OMM reference    '63187c3e64de3484'
PHP default      'f0b37ece98dc597b'
PHP OMM secret   'f0b37ece98dc597b'

I let you know if i have found the issue.

iquercorb commented 2 years ago

I did various test on my side. I checked XXHash PHP implementation source code and refactor my code to fit the PHP way to do, and I always get '63187c3e64de3484' for the given file. I even tryed to find the hash you get by providing some truncated data, either at begining or at end (in the idea that PHP implementation don't read full data, for any reason), but again, not any data portion give the value you got.

All this is very intrigating. At this stage, I realy suspect that either the data you provide to XXHash2 in PHP are corrupted, or the PHP implementation is doing something wrong.

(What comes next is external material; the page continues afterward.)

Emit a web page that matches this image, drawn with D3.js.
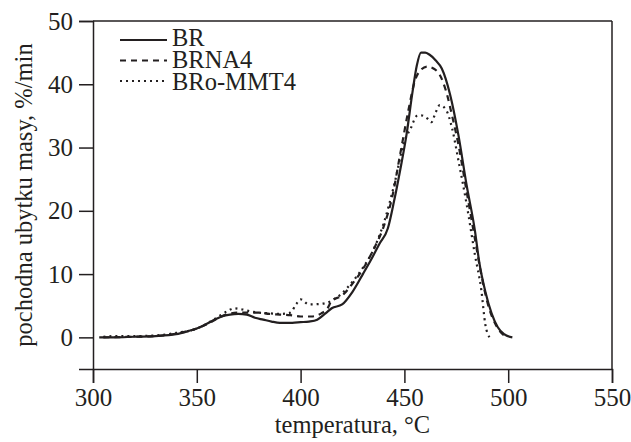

Since it is hard to check binary data integrity (especially in high-level context like PHP) I created a simple text file to be used as control data:

data.txt

The file is exactly 64 bytes length, with only ASCII and its XXHash3 digest is '907a595593412e1b'

retroluxfilm commented 2 years ago

The data.txt gets the same hash on PHP. To narrow it down I tried to test to create the hash with the TestPackage_v1.zip again but this time with the official commandline tool from here https://github.com/Cyan4973/xxHash/releases

xxhsum.exe -H3 TestPackage_v1.zip
XXH3 (TestPackage_v1.zip) = f0b37ece98dc597b

It resulted in the same hash as php is generating. So sadly there might be an issue with the OMM implementation. Possibly the thirdParty library you are using is outdated or the FileRead is truncated somehow. ReadFile can return false when there was an error reading the file.

iquercorb commented 2 years ago

Well I embedded the last XXHash source files and I now get the proper hash, surprisingly that was simple as this. The embedded version until now was the 0.7.4. The two versions probably have different way to treat medium-large data.

retroluxfilm commented 2 years ago

Great that it was easy to sort out finally. Looking forward to the next OMM release as the changelogs looks already very great.